··· Given data

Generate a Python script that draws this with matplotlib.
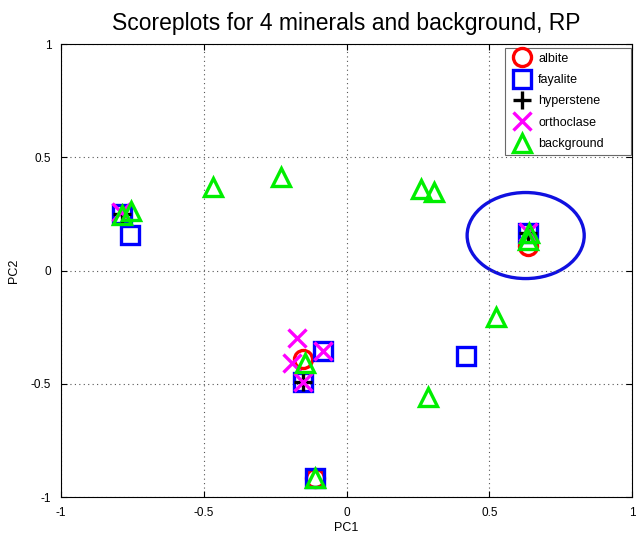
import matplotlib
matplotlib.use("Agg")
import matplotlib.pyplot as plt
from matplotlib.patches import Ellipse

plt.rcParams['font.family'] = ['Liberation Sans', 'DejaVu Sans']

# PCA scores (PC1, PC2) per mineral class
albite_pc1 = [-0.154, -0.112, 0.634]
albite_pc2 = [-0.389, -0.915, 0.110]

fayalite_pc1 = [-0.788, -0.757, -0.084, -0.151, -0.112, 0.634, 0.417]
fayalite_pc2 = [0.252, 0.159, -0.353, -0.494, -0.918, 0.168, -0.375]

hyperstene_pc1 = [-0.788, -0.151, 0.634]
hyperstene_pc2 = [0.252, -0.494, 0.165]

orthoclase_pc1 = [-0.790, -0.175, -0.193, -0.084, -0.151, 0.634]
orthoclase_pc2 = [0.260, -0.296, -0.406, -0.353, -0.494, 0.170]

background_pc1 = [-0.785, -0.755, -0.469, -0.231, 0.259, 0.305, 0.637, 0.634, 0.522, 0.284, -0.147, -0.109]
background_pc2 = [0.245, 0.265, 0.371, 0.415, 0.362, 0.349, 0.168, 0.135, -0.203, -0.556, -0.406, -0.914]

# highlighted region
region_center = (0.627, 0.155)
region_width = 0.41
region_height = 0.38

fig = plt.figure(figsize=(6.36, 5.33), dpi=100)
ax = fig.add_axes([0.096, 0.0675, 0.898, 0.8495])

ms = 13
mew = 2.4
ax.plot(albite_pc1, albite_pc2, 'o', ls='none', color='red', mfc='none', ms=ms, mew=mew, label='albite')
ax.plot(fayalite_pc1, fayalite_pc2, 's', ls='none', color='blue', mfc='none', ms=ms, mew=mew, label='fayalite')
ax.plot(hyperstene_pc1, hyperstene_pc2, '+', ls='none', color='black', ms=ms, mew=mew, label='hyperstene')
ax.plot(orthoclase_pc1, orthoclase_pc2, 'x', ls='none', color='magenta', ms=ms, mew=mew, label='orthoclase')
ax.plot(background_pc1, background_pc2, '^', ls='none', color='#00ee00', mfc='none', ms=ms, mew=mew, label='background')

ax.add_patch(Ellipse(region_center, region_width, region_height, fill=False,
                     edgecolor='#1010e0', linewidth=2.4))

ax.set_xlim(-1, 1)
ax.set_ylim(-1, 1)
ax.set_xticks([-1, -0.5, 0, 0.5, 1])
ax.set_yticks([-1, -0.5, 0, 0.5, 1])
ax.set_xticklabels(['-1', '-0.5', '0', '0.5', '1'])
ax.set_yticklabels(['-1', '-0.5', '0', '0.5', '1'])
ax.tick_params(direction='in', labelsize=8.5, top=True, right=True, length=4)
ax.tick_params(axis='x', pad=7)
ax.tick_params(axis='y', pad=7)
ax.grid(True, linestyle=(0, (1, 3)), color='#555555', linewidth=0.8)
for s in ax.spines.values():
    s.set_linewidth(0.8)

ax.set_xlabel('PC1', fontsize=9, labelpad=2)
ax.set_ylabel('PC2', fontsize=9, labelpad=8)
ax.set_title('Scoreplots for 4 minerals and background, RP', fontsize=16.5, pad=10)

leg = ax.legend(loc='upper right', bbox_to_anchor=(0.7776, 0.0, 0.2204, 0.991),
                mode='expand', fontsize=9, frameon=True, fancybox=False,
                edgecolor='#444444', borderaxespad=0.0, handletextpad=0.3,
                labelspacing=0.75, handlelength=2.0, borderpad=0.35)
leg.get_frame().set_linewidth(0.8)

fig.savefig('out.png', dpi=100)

······
··· Given data

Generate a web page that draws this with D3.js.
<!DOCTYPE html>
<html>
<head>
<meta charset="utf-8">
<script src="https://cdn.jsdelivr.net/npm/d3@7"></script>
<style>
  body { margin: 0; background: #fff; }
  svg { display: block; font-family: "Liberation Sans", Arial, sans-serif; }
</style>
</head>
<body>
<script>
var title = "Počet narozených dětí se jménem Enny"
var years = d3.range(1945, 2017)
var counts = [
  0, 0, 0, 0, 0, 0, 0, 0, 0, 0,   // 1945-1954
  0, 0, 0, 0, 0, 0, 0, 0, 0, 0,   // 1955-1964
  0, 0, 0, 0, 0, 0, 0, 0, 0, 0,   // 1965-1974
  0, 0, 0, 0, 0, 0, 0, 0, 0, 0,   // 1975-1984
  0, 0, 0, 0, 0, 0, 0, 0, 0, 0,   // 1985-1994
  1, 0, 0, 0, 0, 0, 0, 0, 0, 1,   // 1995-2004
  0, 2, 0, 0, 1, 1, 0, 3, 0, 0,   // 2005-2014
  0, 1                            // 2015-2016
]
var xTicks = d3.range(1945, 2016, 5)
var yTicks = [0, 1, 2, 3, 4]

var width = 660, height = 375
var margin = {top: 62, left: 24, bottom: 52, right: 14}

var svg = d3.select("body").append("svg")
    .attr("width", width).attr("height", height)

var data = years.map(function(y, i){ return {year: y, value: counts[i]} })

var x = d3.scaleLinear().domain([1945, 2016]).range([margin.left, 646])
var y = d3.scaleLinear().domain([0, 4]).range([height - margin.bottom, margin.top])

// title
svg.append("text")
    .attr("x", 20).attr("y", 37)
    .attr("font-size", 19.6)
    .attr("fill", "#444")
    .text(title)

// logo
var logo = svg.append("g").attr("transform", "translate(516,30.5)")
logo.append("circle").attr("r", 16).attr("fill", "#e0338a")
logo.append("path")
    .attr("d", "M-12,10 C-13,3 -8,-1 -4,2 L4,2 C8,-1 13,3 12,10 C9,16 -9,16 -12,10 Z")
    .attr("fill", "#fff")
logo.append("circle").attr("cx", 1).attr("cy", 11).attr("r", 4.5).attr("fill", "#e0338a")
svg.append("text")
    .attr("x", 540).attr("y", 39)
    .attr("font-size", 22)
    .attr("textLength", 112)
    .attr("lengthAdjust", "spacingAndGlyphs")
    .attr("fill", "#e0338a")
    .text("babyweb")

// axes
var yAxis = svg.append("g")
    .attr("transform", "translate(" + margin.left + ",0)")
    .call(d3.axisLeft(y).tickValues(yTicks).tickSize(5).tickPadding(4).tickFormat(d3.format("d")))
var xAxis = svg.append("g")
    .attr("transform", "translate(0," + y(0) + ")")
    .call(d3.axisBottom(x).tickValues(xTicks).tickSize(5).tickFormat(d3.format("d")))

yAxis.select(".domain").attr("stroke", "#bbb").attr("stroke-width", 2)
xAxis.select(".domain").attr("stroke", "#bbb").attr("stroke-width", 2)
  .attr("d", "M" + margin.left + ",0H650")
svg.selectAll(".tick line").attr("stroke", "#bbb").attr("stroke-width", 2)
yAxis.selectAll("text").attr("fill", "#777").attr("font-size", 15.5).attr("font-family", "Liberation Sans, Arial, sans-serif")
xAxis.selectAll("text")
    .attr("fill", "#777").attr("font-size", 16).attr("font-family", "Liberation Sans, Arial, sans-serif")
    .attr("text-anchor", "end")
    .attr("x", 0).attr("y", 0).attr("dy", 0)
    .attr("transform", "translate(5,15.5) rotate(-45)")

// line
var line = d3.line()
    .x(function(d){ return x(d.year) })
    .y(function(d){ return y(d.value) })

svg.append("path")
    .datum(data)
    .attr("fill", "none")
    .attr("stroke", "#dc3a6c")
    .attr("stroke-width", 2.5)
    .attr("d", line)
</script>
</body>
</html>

······

» Do this: Taking the entries above, extract every line from the one bearing "Generate a Python" through the one bearing "plt.rcParams['font.family'] = ['Liberation", exactly, with no pictures.

» Reply:
Generate a Python script that draws this with matplotlib.
import matplotlib
matplotlib.use("Agg")
import matplotlib.pyplot as plt
from matplotlib.patches import Ellipse

plt.rcParams['font.family'] = ['Liberation Sans', 'DejaVu Sans']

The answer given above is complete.